И несмотря на безрадостность всех последующих воспоминаний, лишь усиливающих чувство печали, я оставался доволен таким развитием событий.Смутно я осознавал, что в конце этого загадочного представления смогу наконец понять, где конкретно допустил ошибку в собственных поисках. Ради этого мне хватит сил перенести любые испытания.

Поглощенный подобными размышлениями, я не сразу заметил, что спектакль прервался – в след за очередным погружением во мрак привычной вспышки прожектора не последовало. Минута за минутой, я продолжал сидеть в кромешной темноте, сжимая руками собственные колени и напряженно всматриваюсь туда, где должна была быть сцена, в отчаянной попытке увидеть хоть что-то значимое. До моих ушей не доносилось ни единого звука – казалось, что даже сердце, замерев в ожидании, перестало биться, и время вокруг замерло…

Наверное, именно поэтому слова, донёсшиеся до меня откуда-то из глубин театра, были подобны грому среди ясного неба:

– Наконец-то все в сборе, – приятный голос с нескрываемыми нотками радости, явно принадлежавший молодой девушке, был полон очаровательной женственности.

– Приятно познакомиться! – несколько других голосов, мужских и женских, вперемешку приветствовали друг друга, следом обменявшись и другими фразами, смысл которых я не разобрал.

В зале все еще было темно, поэтому я не смог определить, откуда доносятся голоса. Но, зажмурившись, представил, что вижу говоривших на сцене. Вижу их лица, и ту радость, что они испытывают.

– А я уже не верила, что мы сможем вот так собраться, – снова прозвучал радостный женский голос, – сколько раз пытались это сделать и всегда безрезультатно.

– Все хорошо, что хорошо кончается, – в разговор вступила ещё одна девушка. В её словах чувствовалась едва уловимая самоуверенность, присущая людям с сильным характером.

Услышав её, такой спокойный, но твердый голос, я почувствовал странную теплоту в сердце. Будто бы в очередной раз вспомнил что-то очень важное. Неужели, я был знаком с этой девушкой?

– Согласна. Давайте тогда сразу приступим к делу! – веселая девушка продолжила с той же нежно-радостной интонацией. – Думаю, у всех нас есть ограничения по времени, так что не будем терять его даром.

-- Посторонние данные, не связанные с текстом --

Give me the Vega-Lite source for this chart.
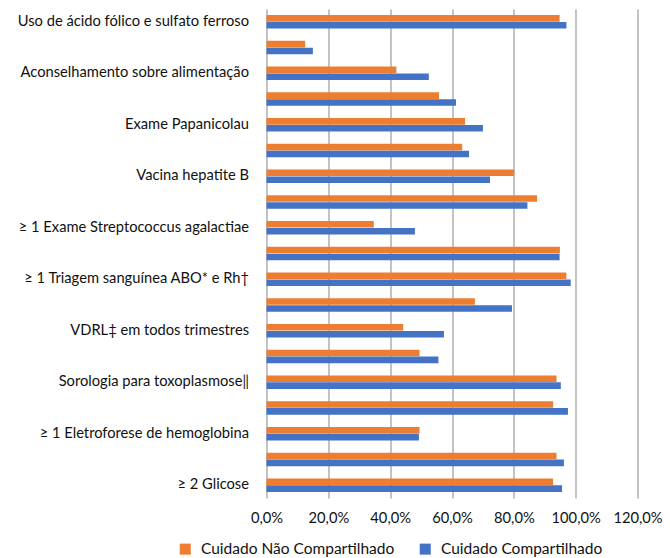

– Мне кажется, для начала стоит определиться с вопросами, в которых вы сможете нам помочь, – впервые из темноты прозвучал мужской голос – его обладатель говорил густым басом с легкой хрипотцой. – У нас есть несколько тем для культурного фестиваля, в которых возникли загвоздки. В частности, по предстоящей в манеже выставке авангардистов.

– Как удачно! – веселая девушка с ещё большей радостью подхватила слова говорившего. – Ты же без ума от сумасшедших авангардистов и, как никто, разбираешься в этом направлении. А значит, мы запросто сможем им помочь.

Произнося это, она несколько раз сменила интонацию, видимо обращаясь к разным людям, из-за чего мне было сложно понять, какая часть фразы к кому относится.